Forty Four: Remember Remember

So, November. The long nights are here, forcing a day's worth of warmth into the slivers of daylight that punctuate the week. Winter is most definitely here and there's only one thing to do: blow stuff up. It's funny how we feel it's appropriate to celebrate a failed detonation with fireworks, but if you can't spin festivities out of a treasonous plot then what can you do? After a long evening enrapturing children and scaring pets, there'll come a point when the thing you really want is to be inside with something warm - a nice hot cocoa, perhaps - and if that point happens to coincide with a powerful need for a cocktail, then you'll likely be disappointed. There are some options: a liqueur coffee of some description, a hot toddy, or - if you're still feeling particularly pyrophiliac - a Blue Blazer; but on the whole, the hot cocktail is something of a lost art. It's worth noting that before the advent of refrigeration, mixed drinks would have been served either cold-compounded (whack it in a vessel and give it a stir) or heated, either indirectly (by adding some hot water, for example) or directly (by, say, shoving a red-hot poker from the fireplace into the drink. If you wanted to be all refined, I'm sure there were more subtle ways of doing it).
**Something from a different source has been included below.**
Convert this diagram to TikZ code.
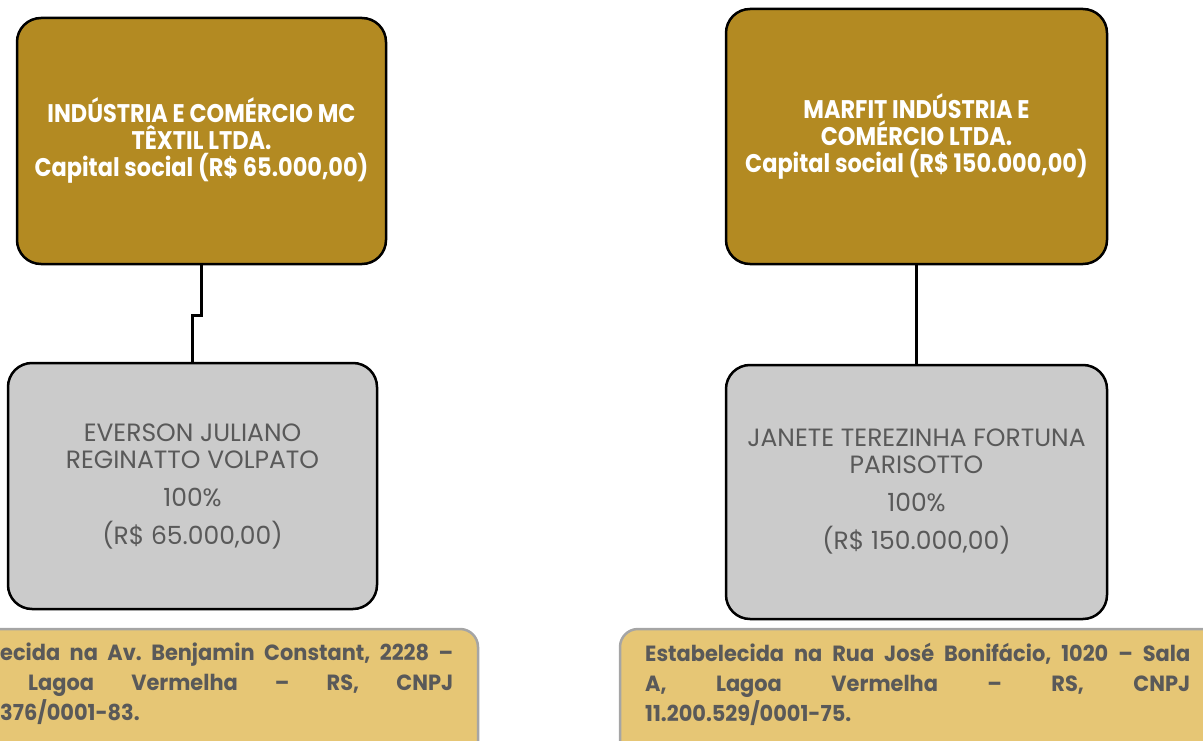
\documentclass[tikz,border=0pt]{standalone}
\usepackage{fontspec}
\setmainfont{Poppins}[FakeStretch=0.88]
\newfontfamily\grayfont{Poppins}
\newfontfamily\tanfont{Poppins}[FakeStretch=0.95]
\definecolor{gold}{HTML}{B38A22}
\definecolor{lgray}{HTML}{CBCBCB}
\definecolor{tan}{HTML}{E6C675}
\definecolor{txt}{HTML}{595959}
\definecolor{tanedge}{HTML}{A5A5A5}
\frenchspacing
\tikzset{
  goldbox/.style={draw=black, line width=2.5pt, fill=gold, rounded corners=24pt, align=center, text=white, font=\bfseries\fontsize{25.5}{27}\selectfont, inner sep=0pt},
  graybox/.style={draw=black, line width=2.5pt, fill=lgray, rounded corners=24pt, align=center, text=txt, font=\grayfont\fontsize{25}{27}\selectfont, inner sep=0pt},
  tanbox/.style={draw=tanedge, line width=2.5pt, fill=tan, rounded corners=18pt, inner sep=0pt},
  tantext/.style={text=txt, font=\tanfont\bfseries\fontsize{22}{30}\selectfont, inner sep=0pt, anchor=north west, align=left},
  link/.style={draw=black, line width=3.2pt}
}
\begin{document}
\begin{tikzpicture}[x=1pt,y=1pt]
\useasboundingbox (0,0) rectangle (1203,-741);
\clip (0,0) rectangle (1203,-741);
\node[goldbox, minimum width=369pt, minimum height=246pt] (g1) at (201.5,-141) {\bfseries INDÚSTRIA E COMÉRCIO MC\\ \bfseries TÊXTIL LTDA.\\ \bfseries Capital social (R\$ 65.000,00)\\[-20pt]\mbox{}};
\node[goldbox, minimum width=381pt, minimum height=255pt] (g2) at (916.5,-136.5) {\bfseries MARFIT INDÚSTRIA E\\ \bfseries COMÉRCIO LTDA.\\ \bfseries Capital social (R\$ 150.000,00)\\[-20pt]\mbox{}};
\node[graybox, minimum width=369pt, minimum height=246pt] (p1) at (192.5,-486) {EVERSON JULIANO\\ REGINATTO VOLPATO\\[11pt] 100\%\\[11pt] (R\$ 65.000,00)};
\node[graybox, minimum width=381pt, minimum height=254pt] (p2) at (916.5,-492) {JANETE TEREZINHA FORTUNA\\ PARISOTTO\\[11pt] 100\%\\[11pt] (R\$ 150.000,00)};
\draw[link] (g1.south) -- ++(0,-50) -| (p1.north);
\draw[link] (g2.south) -- (p2.north);
\node[tanbox, minimum width=520pt, minimum height=140pt] (t1) at (218,-699) {};
\node[tanbox, minimum width=620pt, minimum height=140pt] (t2) at (930,-699) {};
\node[tantext] (a1) at (0,-643) {\makebox[453pt][s]{ecida na Av. Benjamin Constant, 2228 –}\\ \hspace*{28pt}\makebox[425pt][s]{Lagoa Vermelha – RS, CNPJ}\\ 376/0001-83.};
\node[tantext] (a2) at (645,-643) {\makebox[545pt][s]{Estabelecida na Rua José Bonifácio, 1020 – Sala}\\ \makebox[545pt][s]{A, Lagoa Vermelha – RS, CNPJ}\\ 11.200.529/0001-75.};
\end{tikzpicture}
\end{document}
Of course, making and serving a cocktail hot will usually require some extra equipment. For this week's drink, I went all in and headed toward the much-abused coffee machine at work, though not with the intention of making any coffee. Sure, there's a coffee flavour in the recipe but not everyone's looking for a caffeine rush in a warming, late-night tipple. We don't all wanna get a buzz on.

Remember, Remember

In the base of warmed brandy balloon or coupette, combine:
25ml bourbon (I used Bulleit)
15ml Kahlua (or your choice of coffee liqueur)
1 barspoon maple syrup
25ml hot water

In a milk jug, combine:
50ml half & half (25ml milk and 25ml double cream if you don't prep half & half)
15ml white creme de cacao
10ml Navan vanilla cognac liqueur

Using an espresso machine, steam the mixture until creamy. Layer over the bourbon/Kahlua/maple syrup combination and garnish with a sprinkle of shaved chocolate.